» Written task
Your task is to copy the listing exactly. Drop any pictures from the copy.

┄┄┄┄┄┄

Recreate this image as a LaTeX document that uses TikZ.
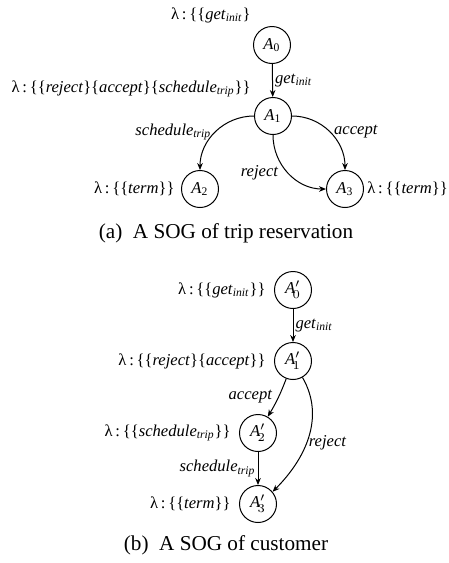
\documentclass[tikz,border=0pt]{standalone}
\usepackage{fontspec}
\setmainfont{Liberation Serif}
\usetikzlibrary{arrows.meta}
\newcommand\myit[1]{\textit{#1}}
\newcommand\mysb[2]{\textit{#1}\textsubscript{\textit{#2}}}
\newcommand\mylam{λ\,:\,}
\begin{document}
\begin{tikzpicture}[x=0.5pt,y=-0.5pt,
  st/.style={circle,draw,line width=0.5pt,minimum size=18.5pt,inner sep=0pt,font=\fontsize{8.3}{9}\selectfont},
  lbl/.style={font=\fontsize{8.3}{9}\selectfont,inner sep=1pt},
  captxt/.style={font=\fontsize{10.6}{12}\selectfont},
  conn/.style={-{Stealth[length=3.5pt,width=2.8pt]},line width=0.5pt}]
\useasboundingbox (0,0) rectangle (449,563);
% (a)
\node[st] (a0) at (272,45) {\myit{A}\textsubscript{0}};
\node[st] (a1) at (273,116) {\myit{A}\textsubscript{1}};
\node[st] (a2) at (200,189) {\myit{A}\textsubscript{2}};
\node[st] (a3) at (345,189) {\myit{A}\textsubscript{3}};
\node[lbl,anchor=east] (l0) at (253,15) {\mylam\{\{\mysb{get}{init}\}};
\node[lbl,anchor=east] (l1) at (253,89) {\mylam\{\{\myit{reject}\}\{\myit{accept}\}\{\mysb{schedule}{trip}\}\}};
\node[lbl,anchor=east] (l2) at (177,189) {\mylam\{\{\myit{term}\}\}};
\node[lbl,anchor=west] (l3) at (365,189) {\mylam\{\{\myit{term}\}\}};
\draw[conn] (a0) -- node[lbl,right,pos=0.5] {\mysb{get}{init}} (a1);
\draw[conn] (a1.west) to[out=180,in=90] node[lbl,pos=0.5,left=1pt] {\mysb{schedule}{trip}} (a2.north);
\draw[conn] (a1.east) to[out=0,in=90] node[lbl,pos=0.5,right=1pt] {\myit{accept}} (a3.north);
\draw[conn] (a1.south) to[out=-90,in=180] node[lbl,pos=0.35,below left] {\myit{reject}} (a3.west);
\node[captxt] (ca) at (226,233) {(a)\ \ A SOG of trip reservation};
% (b)
\node[st] (b0) at (293,290) {\myit{A}$'_{\!0}$};
\node[st] (b1) at (293,361) {\myit{A}$'_{\!1}$};
\node[st] (b2) at (258,433) {\myit{A}$'_{\!2}$};
\node[st] (b3) at (258,504) {\myit{A}$'_{\!3}$};
\node[lbl,anchor=east] (m0) at (268,290) {\mylam\{\{\mysb{get}{init}\}\}};
\node[lbl,anchor=east] (m1) at (268,361) {\mylam\{\{\myit{reject}\}\{\myit{accept}\}\}};
\node[lbl,anchor=east] (m2) at (233,433) {\mylam\{\{\mysb{schedule}{trip}\}\}};
\node[lbl,anchor=east] (m3) at (233,504) {\mylam\{\{\myit{term}\}\}};
\draw[conn] (b0) -- node[lbl,right,pos=0.5] {\mysb{get}{init}} (b1);
\draw[conn] (b1) to[bend left=5] node[lbl,pos=0.45,left=2pt] {\myit{accept}} (b2);
\draw[conn] (b2) -- node[lbl,left,pos=0.5] {\mysb{schedule}{trip}} (b3);
\draw[conn] (b1.-60) to[out=-60,in=45] node[lbl,pos=0.55,right] {\myit{reject}} (b3.40);
\node[captxt] (cb) at (226,545) {(b)\ \ A SOG of customer};
\end{tikzpicture}
\end{document}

┄┄┄┄┄┄

» Expected answer
Recreate this image as a LaTeX document that uses TikZ.
\documentclass[tikz,border=0pt]{standalone}
\usepackage{fontspec}
\setmainfont{Liberation Serif}
\usetikzlibrary{arrows.meta}
\newcommand\myit[1]{\textit{#1}}
\newcommand\mysb[2]{\textit{#1}\textsubscript{\textit{#2}}}
\newcommand\mylam{λ\,:\,}
\begin{document}
\begin{tikzpicture}[x=0.5pt,y=-0.5pt,
  st/.style={circle,draw,line width=0.5pt,minimum size=18.5pt,inner sep=0pt,font=\fontsize{8.3}{9}\selectfont},
  lbl/.style={font=\fontsize{8.3}{9}\selectfont,inner sep=1pt},
  captxt/.style={font=\fontsize{10.6}{12}\selectfont},
  conn/.style={-{Stealth[length=3.5pt,width=2.8pt]},line width=0.5pt}]
\useasboundingbox (0,0) rectangle (449,563);
% (a)
\node[st] (a0) at (272,45) {\myit{A}\textsubscript{0}};
\node[st] (a1) at (273,116) {\myit{A}\textsubscript{1}};
\node[st] (a2) at (200,189) {\myit{A}\textsubscript{2}};
\node[st] (a3) at (345,189) {\myit{A}\textsubscript{3}};
\node[lbl,anchor=east] (l0) at (253,15) {\mylam\{\{\mysb{get}{init}\}};
\node[lbl,anchor=east] (l1) at (253,89) {\mylam\{\{\myit{reject}\}\{\myit{accept}\}\{\mysb{schedule}{trip}\}\}};
\node[lbl,anchor=east] (l2) at (177,189) {\mylam\{\{\myit{term}\}\}};
\node[lbl,anchor=west] (l3) at (365,189) {\mylam\{\{\myit{term}\}\}};
\draw[conn] (a0) -- node[lbl,right,pos=0.5] {\mysb{get}{init}} (a1);
\draw[conn] (a1.west) to[out=180,in=90] node[lbl,pos=0.5,left=1pt] {\mysb{schedule}{trip}} (a2.north);
\draw[conn] (a1.east) to[out=0,in=90] node[lbl,pos=0.5,right=1pt] {\myit{accept}} (a3.north);
\draw[conn] (a1.south) to[out=-90,in=180] node[lbl,pos=0.35,below left] {\myit{reject}} (a3.west);
\node[captxt] (ca) at (226,233) {(a)\ \ A SOG of trip reservation};
% (b)
\node[st] (b0) at (293,290) {\myit{A}$'_{\!0}$};
\node[st] (b1) at (293,361) {\myit{A}$'_{\!1}$};
\node[st] (b2) at (258,433) {\myit{A}$'_{\!2}$};
\node[st] (b3) at (258,504) {\myit{A}$'_{\!3}$};
\node[lbl,anchor=east] (m0) at (268,290) {\mylam\{\{\mysb{get}{init}\}\}};
\node[lbl,anchor=east] (m1) at (268,361) {\mylam\{\{\myit{reject}\}\{\myit{accept}\}\}};
\node[lbl,anchor=east] (m2) at (233,433) {\mylam\{\{\mysb{schedule}{trip}\}\}};
\node[lbl,anchor=east] (m3) at (233,504) {\mylam\{\{\myit{term}\}\}};
\draw[conn] (b0) -- node[lbl,right,pos=0.5] {\mysb{get}{init}} (b1);
\draw[conn] (b1) to[bend left=5] node[lbl,pos=0.45,left=2pt] {\myit{accept}} (b2);
\draw[conn] (b2) -- node[lbl,left,pos=0.5] {\mysb{schedule}{trip}} (b3);
\draw[conn] (b1.-60) to[out=-60,in=45] node[lbl,pos=0.55,right] {\myit{reject}} (b3.40);
\node[captxt] (cb) at (226,545) {(b)\ \ A SOG of customer};
\end{tikzpicture}
\end{document}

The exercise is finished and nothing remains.